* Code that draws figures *

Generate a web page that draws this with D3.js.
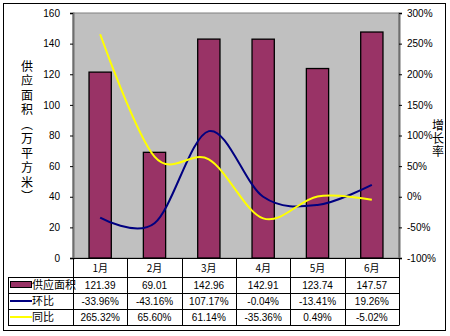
<!DOCTYPE html>
<html><head><meta charset="utf-8">
<script src="https://cdn.jsdelivr.net/npm/d3@7/dist/d3.min.js"></script>
<style>
body{margin:0;background:#fff;}
text{font-family:"Liberation Sans","Noto Sans CJK SC",sans-serif;font-size:10px;fill:#000;}
.cjk{font-family:"Noto Sans CJK SC",sans-serif;}
</style></head>
<body><svg id="c" width="450" height="336"></svg>
<script>
const categories = ["1月","2月","3月","4月","5月","6月"];
const supplyArea = [121.39, 69.01, 142.96, 142.91, 123.74, 147.57];
const momGrowth = [-33.96, -43.16, 107.17, -0.04, -13.41, 19.26];
const yoyGrowth = [265.32, 65.60, 61.14, -35.36, 0.49, -5.02];
const leftTicks = [0,20,40,60,80,100,120,140,160];
const rightTicks = [-100,-50,0,50,100,150,200,250,300];
const seriesNames = ["供应面积","环比","同比"];

const svg = d3.select("#c");
const L = 73, R = 399, T = 13, B = 258;
const x = d3.scaleBand().domain(categories).range([L,R]).padding(0);
const yL = d3.scaleLinear().domain([0,160]).range([B,T]);
const yR = d3.scaleLinear().domain([-100,300]).range([B,T]);

svg.append("rect").attr("x",3.5).attr("y",3.5).attr("width",442).attr("height",327).attr("fill","#fff").attr("stroke","#000");
svg.append("rect").attr("x",L).attr("y",T).attr("width",R-L).attr("height",B-T).attr("fill","#c0c0c0").attr("stroke","#808080");

const bw = x.bandwidth()*0.41;
svg.selectAll(".bar").data(supplyArea).join("rect")
  .attr("x",(d,i)=>x(categories[i])+x.bandwidth()/2-bw/2)
  .attr("y",d=>yL(d)).attr("width",bw).attr("height",d=>B-yL(d))
  .attr("fill","#993366").attr("stroke","#000").attr("stroke-width",1.3);

const cx = (i)=>x(categories[i])+x.bandwidth()/2;
const line = d3.line().x((d,i)=>cx(i)).y(d=>yR(d)).curve(d3.curveCatmullRom.alpha(0));
svg.append("path").attr("d",line(momGrowth)).attr("fill","none").attr("stroke","#000080").attr("stroke-width",2);
svg.append("path").attr("d",line(yoyGrowth)).attr("fill","none").attr("stroke","#ffff00").attr("stroke-width",2);

const ax = svg.append("g").attr("transform",`translate(${L},0)`).call(d3.axisLeft(yL).tickValues(leftTicks).tickSize(3).tickPadding(10));
ax.selectAll("text").style("font-size","10px").attr("font-family",null);
const ar = svg.append("g").attr("transform",`translate(${R},0)`).call(d3.axisRight(yR).tickValues(rightTicks).tickSize(3).tickPadding(5).tickFormat(d=>d+"%"));
ar.selectAll("text").style("font-size","10px").attr("font-family",null);
svg.selectAll(".domain").attr("stroke","#6e6e6e").attr("stroke-width",2);
svg.selectAll(".tick line").attr("stroke","#000");
svg.selectAll("g text").attr("fill","#000");

svg.append("text").attr("class","cjk").attr("x",27).attr("y",60)
  .style("writing-mode","vertical-rl").style("text-orientation","upright")
  .style("font-size","12px").style("letter-spacing","2.5px")
  .text("供应面积（万平方米）");
svg.append("text").attr("class","cjk").attr("x",438).attr("y",119)
  .style("writing-mode","vertical-rl").style("text-orientation","upright")
  .style("font-size","12px").style("letter-spacing","1px")
  .text("增长率");

const rowTop = [258,277,293,309,325];
const tbl = svg.append("g");
tbl.append("line").attr("x1",L).attr("x2",R).attr("y1",rowTop[0]+0.5).attr("y2",rowTop[0]+0.5).attr("stroke","#000");
for(let r=1;r<5;r++){
  tbl.append("line").attr("x1",8).attr("x2",R).attr("y1",rowTop[r]+0.5).attr("y2",rowTop[r]+0.5).attr("stroke","#000");
}
tbl.append("line").attr("x1",8.5).attr("x2",8.5).attr("y1",rowTop[1]).attr("y2",rowTop[4]+0.5).attr("stroke","#000");
categories.forEach((c,i)=>{
  const xx = Math.round(x(c))+0.5;
  tbl.append("line").attr("x1",xx).attr("x2",xx).attr("y1",rowTop[0]).attr("y2",rowTop[4]).attr("stroke","#000");
});
tbl.append("line").attr("x1",R+0.5).attr("x2",R+0.5).attr("y1",rowTop[0]).attr("y2",rowTop[4]+0.5).attr("stroke","#000");

categories.forEach((c,i)=>{
  tbl.append("text").attr("class","cjk").attr("x",cx(i)).attr("y",rowTop[0]+13.5).attr("text-anchor","middle").text(c);
});
const rows = [
  supplyArea.map(d=>d.toFixed(2)),
  momGrowth.map(d=>d.toFixed(2)+"%"),
  yoyGrowth.map(d=>d.toFixed(2)+"%")
];
rows.forEach((vals,r)=>{
  vals.forEach((v,i)=>{
    tbl.append("text").attr("x",cx(i)).attr("y",rowTop[r+1]+12).attr("text-anchor","middle").text(v);
  });
  const yc = (rowTop[r+1]+rowTop[r+2])/2;
  if(r===0){
    tbl.append("rect").attr("x",10.5).attr("y",yc-3.5).attr("width",21).attr("height",6).attr("fill","#993366").attr("stroke","#000");
  } else {
    tbl.append("line").attr("x1",10).attr("x2",32).attr("y1",yc).attr("y2",yc).attr("stroke",r===1?"#000080":"#ffff00").attr("stroke-width",2);
  }
  tbl.append("text").attr("class","cjk").attr("x",32).attr("y",rowTop[r+1]+12).text(seriesNames[r]).style("font-size","11px");
});
</script></body></html>
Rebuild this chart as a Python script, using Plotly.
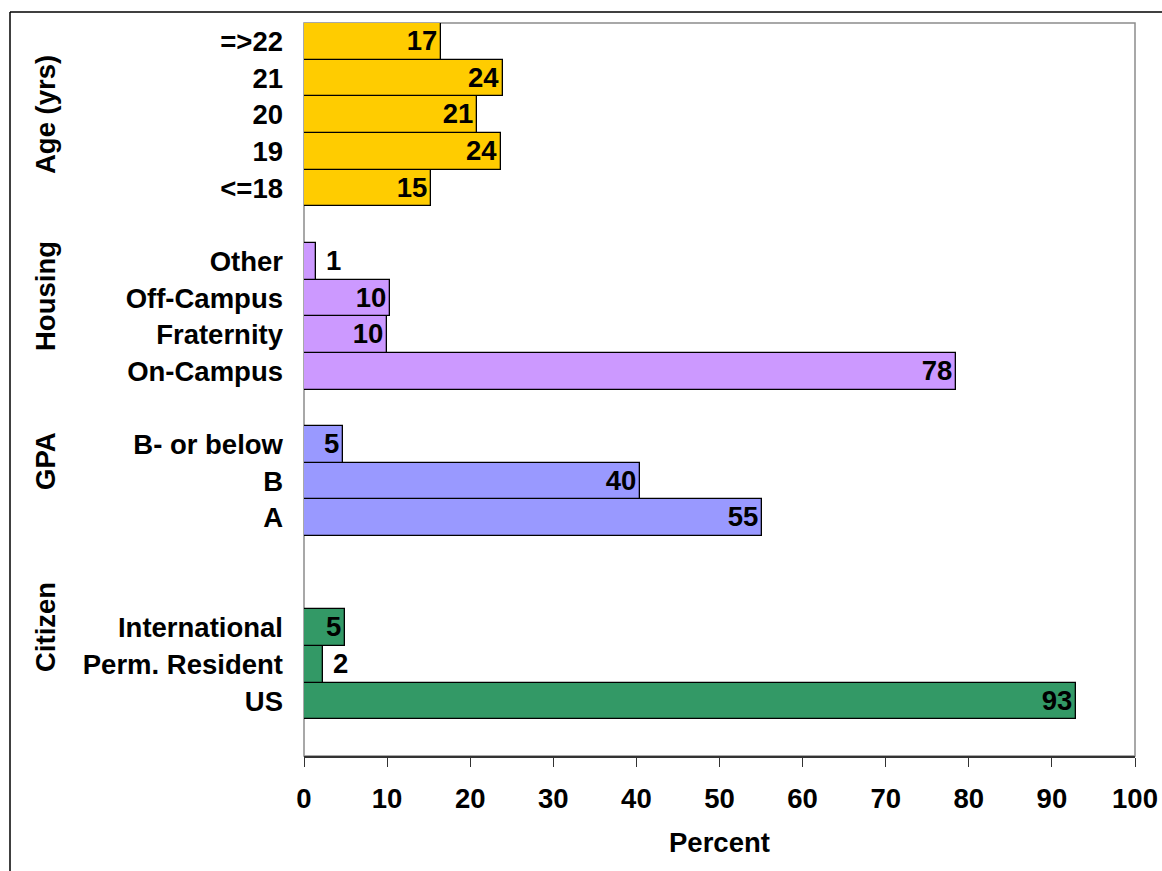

* TASK DETAILS *
Copy each line above precisely, dropping the pictures.

* REPLY *
Generate a web page that draws this with D3.js.
<!DOCTYPE html>
<html><head><meta charset="utf-8">
<script src="https://cdn.jsdelivr.net/npm/d3@7/dist/d3.min.js"></script>
<style>
body{margin:0;background:#fff;}
text{font-family:"Liberation Sans","Noto Sans CJK SC",sans-serif;font-size:10px;fill:#000;}
.cjk{font-family:"Noto Sans CJK SC",sans-serif;}
</style></head>
<body><svg id="c" width="450" height="336"></svg>
<script>
const categories = ["1月","2月","3月","4月","5月","6月"];
const supplyArea = [121.39, 69.01, 142.96, 142.91, 123.74, 147.57];
const momGrowth = [-33.96, -43.16, 107.17, -0.04, -13.41, 19.26];
const yoyGrowth = [265.32, 65.60, 61.14, -35.36, 0.49, -5.02];
const leftTicks = [0,20,40,60,80,100,120,140,160];
const rightTicks = [-100,-50,0,50,100,150,200,250,300];
const seriesNames = ["供应面积","环比","同比"];

const svg = d3.select("#c");
const L = 73, R = 399, T = 13, B = 258;
const x = d3.scaleBand().domain(categories).range([L,R]).padding(0);
const yL = d3.scaleLinear().domain([0,160]).range([B,T]);
const yR = d3.scaleLinear().domain([-100,300]).range([B,T]);

svg.append("rect").attr("x",3.5).attr("y",3.5).attr("width",442).attr("height",327).attr("fill","#fff").attr("stroke","#000");
svg.append("rect").attr("x",L).attr("y",T).attr("width",R-L).attr("height",B-T).attr("fill","#c0c0c0").attr("stroke","#808080");

const bw = x.bandwidth()*0.41;
svg.selectAll(".bar").data(supplyArea).join("rect")
  .attr("x",(d,i)=>x(categories[i])+x.bandwidth()/2-bw/2)
  .attr("y",d=>yL(d)).attr("width",bw).attr("height",d=>B-yL(d))
  .attr("fill","#993366").attr("stroke","#000").attr("stroke-width",1.3);

const cx = (i)=>x(categories[i])+x.bandwidth()/2;
const line = d3.line().x((d,i)=>cx(i)).y(d=>yR(d)).curve(d3.curveCatmullRom.alpha(0));
svg.append("path").attr("d",line(momGrowth)).attr("fill","none").attr("stroke","#000080").attr("stroke-width",2);
svg.append("path").attr("d",line(yoyGrowth)).attr("fill","none").attr("stroke","#ffff00").attr("stroke-width",2);

const ax = svg.append("g").attr("transform",`translate(${L},0)`).call(d3.axisLeft(yL).tickValues(leftTicks).tickSize(3).tickPadding(10));
ax.selectAll("text").style("font-size","10px").attr("font-family",null);
const ar = svg.append("g").attr("transform",`translate(${R},0)`).call(d3.axisRight(yR).tickValues(rightTicks).tickSize(3).tickPadding(5).tickFormat(d=>d+"%"));
ar.selectAll("text").style("font-size","10px").attr("font-family",null);
svg.selectAll(".domain").attr("stroke","#6e6e6e").attr("stroke-width",2);
svg.selectAll(".tick line").attr("stroke","#000");
svg.selectAll("g text").attr("fill","#000");

svg.append("text").attr("class","cjk").attr("x",27).attr("y",60)
  .style("writing-mode","vertical-rl").style("text-orientation","upright")
  .style("font-size","12px").style("letter-spacing","2.5px")
  .text("供应面积（万平方米）");
svg.append("text").attr("class","cjk").attr("x",438).attr("y",119)
  .style("writing-mode","vertical-rl").style("text-orientation","upright")
  .style("font-size","12px").style("letter-spacing","1px")
  .text("增长率");

const rowTop = [258,277,293,309,325];
const tbl = svg.append("g");
tbl.append("line").attr("x1",L).attr("x2",R).attr("y1",rowTop[0]+0.5).attr("y2",rowTop[0]+0.5).attr("stroke","#000");
for(let r=1;r<5;r++){
  tbl.append("line").attr("x1",8).attr("x2",R).attr("y1",rowTop[r]+0.5).attr("y2",rowTop[r]+0.5).attr("stroke","#000");
}
tbl.append("line").attr("x1",8.5).attr("x2",8.5).attr("y1",rowTop[1]).attr("y2",rowTop[4]+0.5).attr("stroke","#000");
categories.forEach((c,i)=>{
  const xx = Math.round(x(c))+0.5;
  tbl.append("line").attr("x1",xx).attr("x2",xx).attr("y1",rowTop[0]).attr("y2",rowTop[4]).attr("stroke","#000");
});
tbl.append("line").attr("x1",R+0.5).attr("x2",R+0.5).attr("y1",rowTop[0]).attr("y2",rowTop[4]+0.5).attr("stroke","#000");

categories.forEach((c,i)=>{
  tbl.append("text").attr("class","cjk").attr("x",cx(i)).attr("y",rowTop[0]+13.5).attr("text-anchor","middle").text(c);
});
const rows = [
  supplyArea.map(d=>d.toFixed(2)),
  momGrowth.map(d=>d.toFixed(2)+"%"),
  yoyGrowth.map(d=>d.toFixed(2)+"%")
];
rows.forEach((vals,r)=>{
  vals.forEach((v,i)=>{
    tbl.append("text").attr("x",cx(i)).attr("y",rowTop[r+1]+12).attr("text-anchor","middle").text(v);
  });
  const yc = (rowTop[r+1]+rowTop[r+2])/2;
  if(r===0){
    tbl.append("rect").attr("x",10.5).attr("y",yc-3.5).attr("width",21).attr("height",6).attr("fill","#993366").attr("stroke","#000");
  } else {
    tbl.append("line").attr("x1",10).attr("x2",32).attr("y1",yc).attr("y2",yc).attr("stroke",r===1?"#000080":"#ffff00").attr("stroke-width",2);
  }
  tbl.append("text").attr("class","cjk").attr("x",32).attr("y",rowTop[r+1]+12).text(seriesNames[r]).style("font-size","11px");
});
</script></body></html>
Rebuild this chart as a Python script, using Plotly.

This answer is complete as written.